Your objective
The listing below begins with the first line you should copy; stop after the line containing "import * as echarts from 'echarts';", and drop every picture.

Start Source data

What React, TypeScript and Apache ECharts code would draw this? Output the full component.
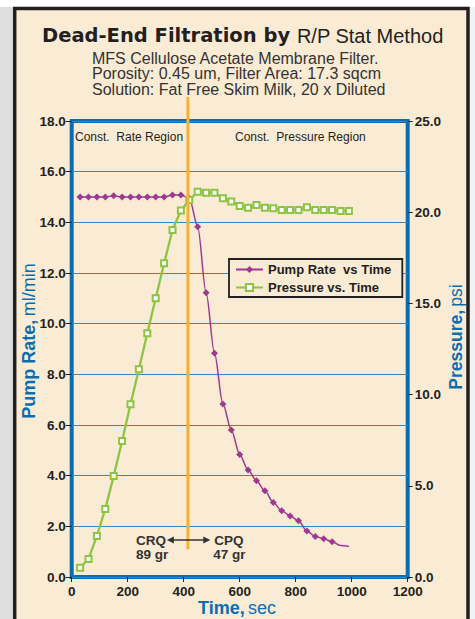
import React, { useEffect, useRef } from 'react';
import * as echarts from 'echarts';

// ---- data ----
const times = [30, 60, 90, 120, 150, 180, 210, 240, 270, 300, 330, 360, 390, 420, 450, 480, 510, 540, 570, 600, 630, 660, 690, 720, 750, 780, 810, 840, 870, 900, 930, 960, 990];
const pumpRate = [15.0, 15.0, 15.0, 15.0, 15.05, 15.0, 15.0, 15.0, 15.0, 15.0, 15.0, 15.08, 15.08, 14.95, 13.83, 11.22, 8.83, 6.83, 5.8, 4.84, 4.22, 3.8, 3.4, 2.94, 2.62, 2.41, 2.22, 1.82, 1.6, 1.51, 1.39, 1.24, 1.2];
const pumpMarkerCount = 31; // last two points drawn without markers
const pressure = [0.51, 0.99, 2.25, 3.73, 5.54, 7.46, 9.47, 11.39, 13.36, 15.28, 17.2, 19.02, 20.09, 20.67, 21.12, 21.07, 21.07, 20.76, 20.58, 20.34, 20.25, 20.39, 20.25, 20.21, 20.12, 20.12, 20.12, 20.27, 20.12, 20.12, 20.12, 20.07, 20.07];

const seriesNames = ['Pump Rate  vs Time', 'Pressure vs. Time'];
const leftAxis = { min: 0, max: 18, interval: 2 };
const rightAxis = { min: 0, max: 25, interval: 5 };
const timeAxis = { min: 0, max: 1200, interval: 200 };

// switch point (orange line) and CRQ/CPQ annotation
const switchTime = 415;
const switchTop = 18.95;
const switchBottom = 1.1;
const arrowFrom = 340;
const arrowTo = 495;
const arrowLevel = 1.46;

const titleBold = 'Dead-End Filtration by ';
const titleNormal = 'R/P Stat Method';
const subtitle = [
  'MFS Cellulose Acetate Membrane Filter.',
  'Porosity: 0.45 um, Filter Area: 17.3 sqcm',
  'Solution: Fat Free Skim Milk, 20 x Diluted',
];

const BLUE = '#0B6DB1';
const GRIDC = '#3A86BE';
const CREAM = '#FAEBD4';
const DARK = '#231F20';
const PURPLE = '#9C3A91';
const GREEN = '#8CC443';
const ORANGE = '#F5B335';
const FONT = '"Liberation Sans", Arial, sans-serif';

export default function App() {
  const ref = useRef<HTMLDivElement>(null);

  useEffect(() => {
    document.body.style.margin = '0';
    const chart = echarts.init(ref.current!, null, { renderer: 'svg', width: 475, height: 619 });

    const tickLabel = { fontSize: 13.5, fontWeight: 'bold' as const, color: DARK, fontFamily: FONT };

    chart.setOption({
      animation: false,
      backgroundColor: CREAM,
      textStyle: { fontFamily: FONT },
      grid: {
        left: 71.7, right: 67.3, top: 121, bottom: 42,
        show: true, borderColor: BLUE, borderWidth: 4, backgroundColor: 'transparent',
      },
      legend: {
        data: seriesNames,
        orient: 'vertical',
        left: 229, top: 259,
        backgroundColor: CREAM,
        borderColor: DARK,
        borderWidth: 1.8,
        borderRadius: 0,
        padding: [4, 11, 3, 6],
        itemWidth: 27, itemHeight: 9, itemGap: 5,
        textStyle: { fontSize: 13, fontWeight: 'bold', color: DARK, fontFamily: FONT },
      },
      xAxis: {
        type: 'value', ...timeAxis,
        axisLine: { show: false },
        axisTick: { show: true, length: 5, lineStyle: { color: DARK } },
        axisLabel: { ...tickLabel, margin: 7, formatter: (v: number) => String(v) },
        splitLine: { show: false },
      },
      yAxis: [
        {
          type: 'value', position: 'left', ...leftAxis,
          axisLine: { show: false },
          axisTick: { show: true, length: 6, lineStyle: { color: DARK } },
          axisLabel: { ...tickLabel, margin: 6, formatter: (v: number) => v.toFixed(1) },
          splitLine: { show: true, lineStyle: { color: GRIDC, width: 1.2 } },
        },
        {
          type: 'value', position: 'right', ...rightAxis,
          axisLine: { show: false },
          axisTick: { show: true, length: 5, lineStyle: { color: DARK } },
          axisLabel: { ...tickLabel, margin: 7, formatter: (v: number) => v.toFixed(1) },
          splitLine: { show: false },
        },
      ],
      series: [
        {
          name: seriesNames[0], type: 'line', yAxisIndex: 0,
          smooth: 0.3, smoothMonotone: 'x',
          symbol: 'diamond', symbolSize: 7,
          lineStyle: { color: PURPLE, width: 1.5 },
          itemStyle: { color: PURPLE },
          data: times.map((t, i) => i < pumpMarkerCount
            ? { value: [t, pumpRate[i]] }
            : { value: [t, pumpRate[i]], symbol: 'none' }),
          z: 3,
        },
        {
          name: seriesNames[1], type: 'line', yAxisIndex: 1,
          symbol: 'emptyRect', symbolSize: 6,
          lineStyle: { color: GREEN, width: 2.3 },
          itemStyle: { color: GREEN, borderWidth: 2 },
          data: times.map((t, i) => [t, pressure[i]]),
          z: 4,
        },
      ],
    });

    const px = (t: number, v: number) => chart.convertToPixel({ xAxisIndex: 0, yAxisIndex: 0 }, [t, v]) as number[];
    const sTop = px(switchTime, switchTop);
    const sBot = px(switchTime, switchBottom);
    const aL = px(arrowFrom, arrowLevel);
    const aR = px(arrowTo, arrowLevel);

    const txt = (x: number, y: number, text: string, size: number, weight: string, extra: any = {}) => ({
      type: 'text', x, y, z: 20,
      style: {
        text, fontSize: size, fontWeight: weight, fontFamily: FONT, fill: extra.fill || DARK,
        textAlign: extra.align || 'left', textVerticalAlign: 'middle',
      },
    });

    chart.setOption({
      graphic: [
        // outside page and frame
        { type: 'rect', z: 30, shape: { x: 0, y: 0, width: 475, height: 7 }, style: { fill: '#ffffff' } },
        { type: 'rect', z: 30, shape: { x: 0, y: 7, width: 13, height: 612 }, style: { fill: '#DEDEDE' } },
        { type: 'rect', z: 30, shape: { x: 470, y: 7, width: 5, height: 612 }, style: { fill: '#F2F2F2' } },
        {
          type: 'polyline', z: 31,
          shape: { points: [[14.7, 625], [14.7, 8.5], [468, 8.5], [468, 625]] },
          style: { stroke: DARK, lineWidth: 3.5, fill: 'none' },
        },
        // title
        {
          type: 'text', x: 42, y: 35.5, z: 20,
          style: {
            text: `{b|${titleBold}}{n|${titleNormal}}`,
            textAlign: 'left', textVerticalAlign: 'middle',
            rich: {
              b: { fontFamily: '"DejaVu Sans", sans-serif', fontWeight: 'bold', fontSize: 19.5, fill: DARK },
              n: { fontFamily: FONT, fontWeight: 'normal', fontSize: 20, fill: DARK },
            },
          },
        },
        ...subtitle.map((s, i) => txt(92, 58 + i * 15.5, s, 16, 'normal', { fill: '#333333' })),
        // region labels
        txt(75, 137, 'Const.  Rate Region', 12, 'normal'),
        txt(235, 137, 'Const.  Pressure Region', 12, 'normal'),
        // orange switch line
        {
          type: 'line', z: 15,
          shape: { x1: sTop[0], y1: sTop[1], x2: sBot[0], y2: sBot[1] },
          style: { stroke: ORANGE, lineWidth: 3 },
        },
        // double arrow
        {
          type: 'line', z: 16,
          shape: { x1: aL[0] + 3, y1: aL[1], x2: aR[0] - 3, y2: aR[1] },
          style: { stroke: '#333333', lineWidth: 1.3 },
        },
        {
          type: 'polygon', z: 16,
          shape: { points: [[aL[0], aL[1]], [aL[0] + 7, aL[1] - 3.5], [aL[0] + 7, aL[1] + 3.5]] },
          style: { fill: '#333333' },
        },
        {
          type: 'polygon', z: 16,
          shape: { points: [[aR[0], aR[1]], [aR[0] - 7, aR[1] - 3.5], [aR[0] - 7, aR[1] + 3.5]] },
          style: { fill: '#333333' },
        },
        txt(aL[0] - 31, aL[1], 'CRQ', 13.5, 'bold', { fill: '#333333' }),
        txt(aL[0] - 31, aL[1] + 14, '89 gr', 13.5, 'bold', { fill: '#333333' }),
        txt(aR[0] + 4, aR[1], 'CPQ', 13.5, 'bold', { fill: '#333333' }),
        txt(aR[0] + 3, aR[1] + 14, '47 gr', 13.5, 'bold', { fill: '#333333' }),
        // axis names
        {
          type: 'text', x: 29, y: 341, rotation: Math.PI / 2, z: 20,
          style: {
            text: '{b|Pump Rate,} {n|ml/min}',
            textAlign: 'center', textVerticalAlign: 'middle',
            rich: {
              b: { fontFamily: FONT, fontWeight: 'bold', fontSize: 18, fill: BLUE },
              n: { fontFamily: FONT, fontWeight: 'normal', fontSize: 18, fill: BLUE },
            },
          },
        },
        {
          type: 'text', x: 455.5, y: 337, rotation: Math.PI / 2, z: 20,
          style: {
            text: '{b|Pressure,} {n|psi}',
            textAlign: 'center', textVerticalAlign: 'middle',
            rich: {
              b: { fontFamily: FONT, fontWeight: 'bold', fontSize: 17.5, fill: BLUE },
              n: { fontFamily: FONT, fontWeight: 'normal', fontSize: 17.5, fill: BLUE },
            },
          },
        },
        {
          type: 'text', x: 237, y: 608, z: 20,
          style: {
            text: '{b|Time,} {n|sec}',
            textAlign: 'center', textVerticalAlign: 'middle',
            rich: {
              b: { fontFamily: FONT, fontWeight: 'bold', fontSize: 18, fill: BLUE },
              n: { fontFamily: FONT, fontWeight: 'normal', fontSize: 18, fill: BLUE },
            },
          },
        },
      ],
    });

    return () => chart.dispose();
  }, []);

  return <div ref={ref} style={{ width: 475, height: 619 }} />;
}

End Source data

Solution to this task
What React, TypeScript and Apache ECharts code would draw this? Output the full component.
import React, { useEffect, useRef } from 'react';
import * as echarts from 'echarts';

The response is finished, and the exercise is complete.